KOR set up a website as a depository for all relevant information and documentation. Stakeholder group notes and minutes were added, along with regular project updates. Equally importantly, we sent out newsletters to an ever-increasing database of people who signed up via the project website.

We needed to make sure the media understood the proposals, and regularly kept in touch with local reporters.

By the end of 2020, the planning application was ready. The Environmental Statement alone stretched to hundreds of pages, and so we prepared a briefing note for the members of the planning committee.

Early in 2021, members of East Devon District Council’s planning committee granted unanimous consent for the proposals. Planning Committee Chair Cllr Eileen Wragg said: “I would like to reassure the residents that Clinton Devon Estates have a long-established reputation as being very good stewards of the land in their ownership. They have managed their lands very well and they are very forward thinking in their approach…”

Work started not long after, mindful of the breeding seasons of the existing wildlife.

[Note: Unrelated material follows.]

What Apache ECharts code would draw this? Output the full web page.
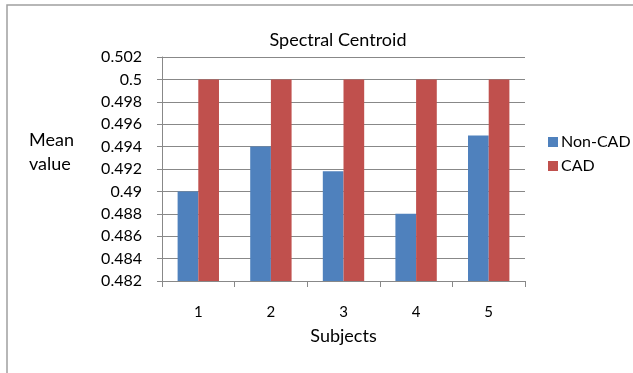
<!DOCTYPE html>
<html>
<head>
<meta charset="utf-8">
<script src="https://cdn.jsdelivr.net/npm/echarts@6/dist/echarts.min.js"></script>
<style>
  html, body { margin: 0; padding: 0; background: #fff; }
  #chart { width: 633px; height: 373px; }
</style>
</head>
<body>
<div id="chart"></div>
<script>
// Chart data
const subjects = ['1', '2', '3', '4', '5'];
const nonCadValues = [0.490, 0.494, 0.4918, 0.488, 0.495];
const cadValues = [0.500, 0.500, 0.500, 0.500, 0.500];

const fontFamily = 'Lato, "Open Sans", sans-serif';
const textColor = '#000';

const chart = echarts.init(document.getElementById('chart'));

const option = {
  backgroundColor: '#fff',
  animation: false,
  title: {
    text: 'Spectral Centroid',
    left: 333,
    textAlign: 'center',
    top: 26,
    textStyle: {color: textColor, fontFamily: fontFamily, fontSize: 18, fontWeight: 'normal'}
  },
  legend: {
    orient: 'vertical',
    left: 543,
    top: 129,
    itemWidth: 10,
    itemHeight: 10,
    itemGap: 8,
    icon: 'rect',
    textStyle: {color: textColor, fontFamily: fontFamily, fontSize: 16, padding: [0, 0, 0, -2]},
    data: ['Non-CAD', 'CAD']
  },
  graphic: [{
    type: 'rect',
    shape: {x: 7, y: 5, width: 700, height: 400},
    style: {fill: 'none', stroke: '#a0a0a0', lineWidth: 1.5},
    silent: true
  }, {
    type: 'text',
    left: 29,
    top: 128,
    style: {
      text: 'Mean\nvalue',
      font: '18px ' + fontFamily,
      fill: textColor,
      lineHeight: 24
    }
  }],
  grid: {
    left: 162,
    right: 108,
    top: 57,
    bottom: 92
  },
  xAxis: {
    type: 'category',
    data: subjects,
    name: 'Subjects',
    nameLocation: 'middle',
    nameGap: 46,
    nameTextStyle: {color: textColor, fontFamily: fontFamily, fontSize: 18},
    axisLine: {lineStyle: {color: '#888'}},
    axisTick: {show: true, length: 6, lineStyle: {color: '#888'}},
    axisLabel: {color: textColor, fontFamily: fontFamily, fontSize: 15, margin: 24}
  },
  yAxis: {
    type: 'value',
    min: 0.482,
    max: 0.502,
    interval: 0.002,
    axisLine: {show: true, lineStyle: {color: '#888'}},
    axisTick: {show: true, length: 5, lineStyle: {color: '#888'}},
    splitLine: {lineStyle: {color: '#888'}},
    axisLabel: {
      color: textColor,
      fontFamily: fontFamily,
      fontSize: 16,
      margin: 20,
      formatter: function (v) {
        return String(+v.toFixed(3));
      }
    }
  },
  series: [{
    name: 'Non-CAD',
    type: 'bar',
    data: nonCadValues,
    barGap: '0%',
    barCategoryGap: '43%',
    itemStyle: {color: '#4F81BD'}
  }, {
    name: 'CAD',
    type: 'bar',
    data: cadValues,
    itemStyle: {color: '#C0504D'}
  }]
};

chart.setOption(option);
</script>
</body>
</html>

Our in-house photographer and drone pilot has returned to the site every month for the past two years to capture a bird’s-eye view of the landscape changes via drone. A new road bridge is complete, as are new pathways and viewing points. Budleigh Salterton Cricket Club has a new home, and a new footbridge is emerging.

July 2021

May 2023

It has been fascinating to see this work unfold, and to see the paper plans we discussed with Clinton Devon Estates and the Environment Agency, turn into an emerging new landscape where wildlife is thriving.

By the end of this year, the old embankments will be deliberately breached. Nature will be able to take its own course once more.

We are proud to have played our  part in this hugely successful project, and to have helped Clinton Devon Estates effectively communicate with decision-makers, neighbours and stakeholders the benefits LORP will have on people, the planet and nature.